Task details: Select, from the material below, each line with "this" in it.

Extracted entries:
_ _ _

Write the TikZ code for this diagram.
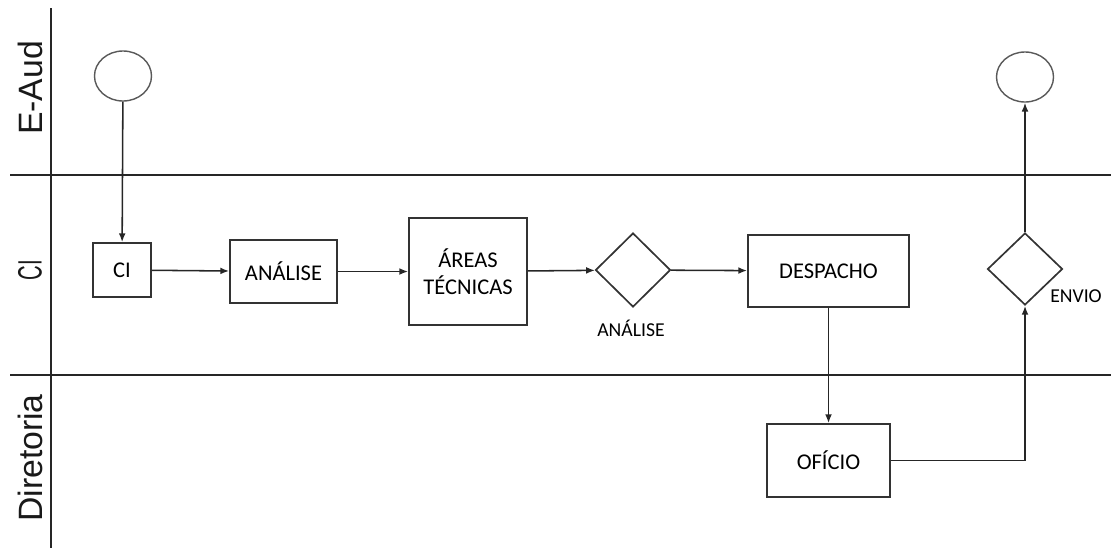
\documentclass[tikz,border=0pt]{standalone}
\usepackage{fontspec}
\setmainfont{Carlito}
\newfontfamily\lanefont{Liberation Sans}
\usepackage{tikz}
\usetikzlibrary{shapes, arrows.meta, positioning, calc}

\begin{document}
\begin{tikzpicture}[
  x=0.025cm, y=-0.025cm,
  lane/.style={draw=black!85, line width=1.4pt},
  lanelabel/.style={rotate=90, font=\lanefont\fontsize{24}{28}\selectfont, text=black!90},
  pbox/.style={draw=black!80, line width=1.2pt, rectangle, inner sep=2pt, align=center, font=\fontsize{16}{19}\selectfont},
  dbox/.style={draw=black!80, line width=1.2pt, diamond, inner sep=0pt, minimum width=1.875cm, minimum height=1.85cm},
  ebox/.style={draw=black!65, line width=1pt, ellipse, inner sep=0pt, minimum width=1.425cm, minimum height=1.25cm},
  tag/.style={font=\fontsize{14}{17}\selectfont},
  flow/.style={draw=black!85, line width=1.1pt, -{Latex[length=2.2mm, width=1.7mm]}}
]
  \useasboundingbox (0,0) rectangle (1111,548);

  % swimlanes
  \coordinate (vtop) at (51,8);
  \coordinate (vbot) at (51,548);
  \draw[lane] (vtop) -- (vbot);
  \coordinate (l1a) at (10,175);
  \coordinate (l1b) at (1111,175);
  \coordinate (l2a) at (10,375);
  \coordinate (l2b) at (1111,375);
  \draw[lane] (l1a) -- (l1b);
  \draw[lane] (l2a) -- (l2b);
  \node[lanelabel] (laneA) at (30,88) {E-Aud};
  \node[lanelabel] (laneB) at (30,270) {\scalebox{0.6}[1]{CI}};
  \node[lanelabel] (laneC) at (30,458) {Diretoria};

  % process
  \node[ebox] (start) at (123,76) {};
  \node[pbox, minimum width=1.45cm, minimum height=1.35cm] (ci) at (122,270) {CI};
  \node[pbox, minimum width=2.675cm, minimum height=1.575cm] (analise) at (283.5,271.5) {ANÁLISE};
  \node[pbox, minimum width=2.95cm, minimum height=2.675cm] (areas) at (468,271.5) {ÁREAS\\TÉCNICAS};
  \node[dbox] (dec1) at (633,270) {};
  \node[tag] (dec1lbl) at (631,328) {ANÁLISE};
  \node[pbox, minimum width=4.025cm, minimum height=1.8cm] (despacho) at (828.5,271) {DESPACHO};
  \node[pbox, minimum width=3.075cm, minimum height=1.825cm] (oficio) at (828.5,460.5) {OFÍCIO};
  \node[dbox, minimum height=1.8cm] (dec2) at (1025,269) {};
  \node[tag] (dec2lbl) at (1076,296) {ENVIO};
  \node[ebox] (end) at (1025,77) {};

  % connectors
  \draw[flow] (start) -- (ci);
  \draw[flow] (ci) -- (analise);
  \draw[flow] (analise) -- (areas);
  \draw[flow] (areas) -- (dec1);
  \draw[flow] (dec1) -- (despacho);
  \draw[flow] (despacho) -- (oficio);
  \draw[flow] (oficio.east) -| (dec2.south);
  \draw[flow] (dec2) -- (end);
\end{tikzpicture}
\end{document}
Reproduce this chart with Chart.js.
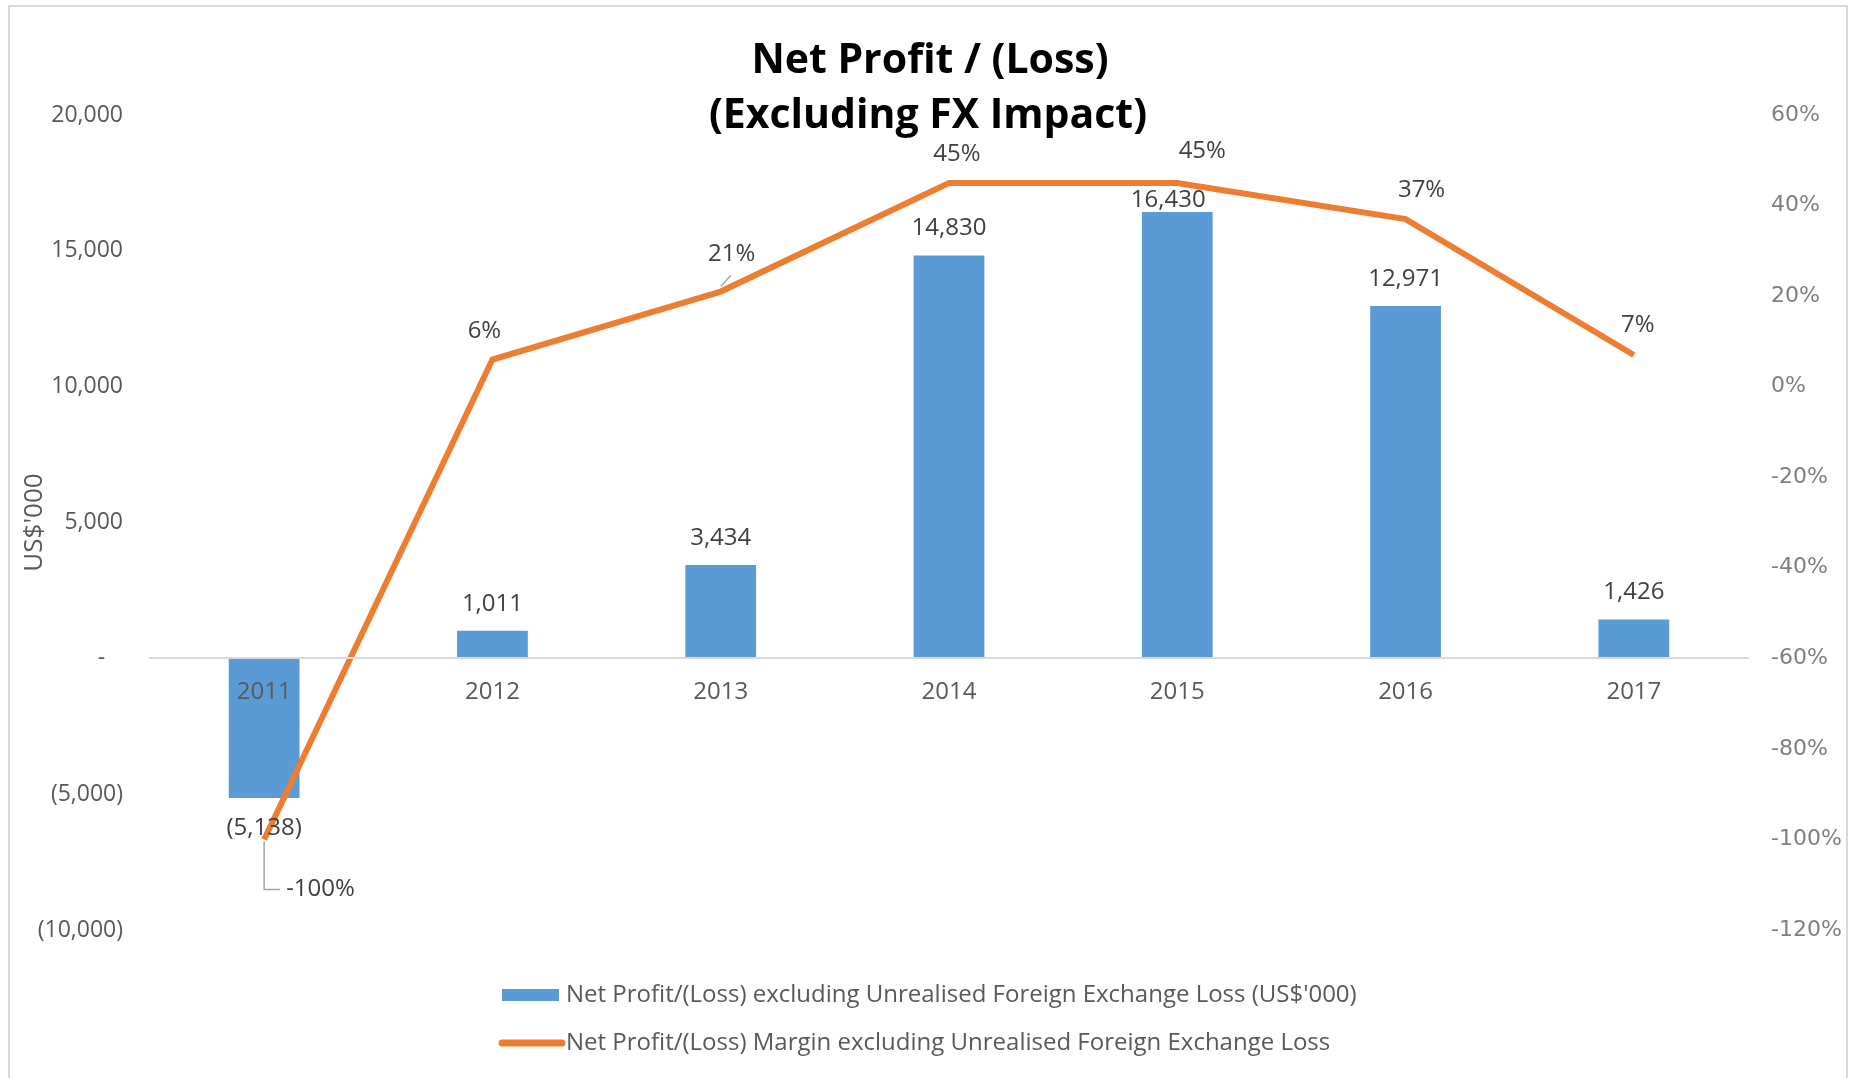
<!DOCTYPE html>
<html><head><meta charset="utf-8">
<script src="https://cdn.jsdelivr.net/npm/chart.js@4/dist/chart.umd.min.js"></script>
<style>html,body{margin:0;padding:0;background:#fff;}#wrap{width:1853px;height:1078px;}</style>
</head><body><div id="wrap"><canvas id="c" width="1853" height="1078"></canvas></div>
<script>
const years = ['2011', '2012', '2013', '2014', '2015', '2016', '2017'];
const netProfit = [-5138, 1011, 3434, 14830, 16430, 12971, 1426];
const marginPct = [-100, 6, 21, 45, 45, 37, 7];
const titleLines = ['Net Profit / (Loss)', '(Excluding FX Impact)'];
const barSeriesName = "Net Profit/(Loss) excluding Unrealised Foreign Exchange Loss (US$'000)";
const lineSeriesName = 'Net Profit/(Loss) Margin excluding Unrealised Foreign Exchange Loss';
const yAxisTitle = "US$'000";
const leftAxisRange = [-10000, 20000, 5000];
const rightAxisRange = [-120, 60, 20];

const BLUE = '#5b9bd5', ORANGE = '#ed7d31', GREY = '#595959';

function withCommas(n) { return String(Math.round(n)).replace(/\B(?=(\d{3})+(?!\d))/g, ','); }
function fmtNum(v) {
  if (v === 0) return '-   ';
  return v < 0 ? '(' + withCommas(-v) + ')' : withCommas(v);
}

const labelPlugin = {
  id: 'labels',
  afterDraw(chart) {
    const ctx = chart.ctx;
    ctx.save();
    // frame
    ctx.strokeStyle = '#d9d9d9'; ctx.lineWidth = 2;
    ctx.strokeRect(9, 6, 1838, 1200);
    // title
    ctx.fillStyle = '#000'; ctx.textAlign = 'center'; ctx.textBaseline = 'middle';
    ctx.font = 'bold 41px "Open Sans"';
    ctx.fillText(titleLines[0], 930, 61);
    ctx.fillText(titleLines[1], 928, 116);

    // bar labels
    ctx.font = '24px "Open Sans"'; ctx.fillStyle = '#404040';
    const barNudge = {4: [-9, -12]};
    chart.getDatasetMeta(0).data.forEach((el, i) => {
      const v = chart.data.datasets[0].data[i];
      let dx = 0, dy = v < 0 ? 30 : -27;
      if (barNudge[i]) { dx = barNudge[i][0]; dy = barNudge[i][1]; }
      ctx.fillText(fmtNum(v), el.x + dx, el.y + dy);
    });

    // line labels
    const lineNudge = [[0, 0], [-8, -28], [11, -37], [8, -29], [25, -32], [16, -29], [4, -30]];
    chart.getDatasetMeta(1).data.forEach((el, i) => {
      const v = chart.data.datasets[1].data[i];
      const txt = v + '%';
      if (i === 0) {
        ctx.strokeStyle = '#a6a6a6'; ctx.lineWidth = 1.5;
        ctx.beginPath(); ctx.moveTo(el.x, el.y + 2); ctx.lineTo(el.x, el.y + 50); ctx.lineTo(el.x + 16, el.y + 50); ctx.stroke();
        ctx.textAlign = 'left';
        ctx.fillText(txt, el.x + 22, el.y + 50);
        ctx.textAlign = 'center';
        return;
      }
      if (i === 2) {
        ctx.strokeStyle = '#a6a6a6'; ctx.lineWidth = 1.5;
        ctx.beginPath(); ctx.moveTo(el.x, el.y - 5); ctx.lineTo(el.x + 10, el.y - 16); ctx.stroke();
      }
      ctx.fillText(txt, el.x + lineNudge[i][0], el.y + lineNudge[i][1]);
    });

    // legend
    const ds = chart.data.datasets;
    ctx.textAlign = 'left'; ctx.font = '24px "Open Sans"';
    ctx.fillStyle = ds[0].backgroundColor;
    ctx.fillRect(502, 989, 57, 12);
    ctx.fillStyle = GREY;
    ctx.fillText(ds[0].label, 566, 995);
    ctx.strokeStyle = ds[1].borderColor; ctx.lineWidth = 7; ctx.lineCap = 'round';
    ctx.beginPath(); ctx.moveTo(502, 1043); ctx.lineTo(562, 1043); ctx.stroke();
    ctx.fillText(ds[1].label, 566, 1043);
    ctx.restore();
  }
};

Chart.defaults.font.family = 'Open Sans';

new Chart(document.getElementById('c'), {
  type: 'bar',
  data: {
    labels: years,
    datasets: [
      { type: 'bar', label: barSeriesName, data: netProfit, backgroundColor: BLUE, yAxisID: 'y',
        barPercentage: 0.31, categoryPercentage: 1, order: 2 },
      { type: 'line', label: lineSeriesName, data: marginPct, borderColor: ORANGE, backgroundColor: ORANGE,
        borderWidth: 6, pointRadius: 0, tension: 0, yAxisID: 'y1', order: 1 }
    ]
  },
  options: {
    responsive: false,
    animation: false,
    layout: { padding: { top: 115, bottom: 148, left: 0, right: 0 } },
    plugins: { legend: { display: false }, title: { display: false }, tooltip: { enabled: false } },
    scales: {
      x: {
        position: { y: 0 }, offset: true,
        grid: { display: false, drawTicks: false },
        border: { display: true, color: '#d9d9d9', width: 2, z: 1 },
        ticks: { color: GREY, font: { size: 24 }, padding: 19, maxRotation: 0, autoSkip: false, z: 2 }
      },
      y: {
        position: 'left', min: leftAxisRange[0], max: leftAxisRange[1],
        ticks: { stepSize: leftAxisRange[2], callback: v => fmtNum(v), color: GREY, font: { size: 23 }, padding: 27 },
        grid: { display: false, drawTicks: false }, border: { display: false },
        title: { display: true, text: yAxisTitle, color: GREY, font: { size: 26 }, padding: { top: 19, bottom: 0 } },
        afterFit(s) { s.width = 150; }
      },
      y1: {
        position: 'right', min: rightAxisRange[0], max: rightAxisRange[1],
        ticks: { stepSize: rightAxisRange[2], callback: v => v + '%', color: '#7f7f7f', font: { size: 22, family: 'DejaVu Sans' }, padding: 23 },
        grid: { display: false, drawTicks: false }, border: { display: false },
        afterFit(s) { s.width = 105; }
      }
    }
  },
  plugins: [labelPlugin]
});
</script></body></html>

_ _ _

Solved exercise:
Write the TikZ code for this diagram.
Reproduce this chart with Chart.js.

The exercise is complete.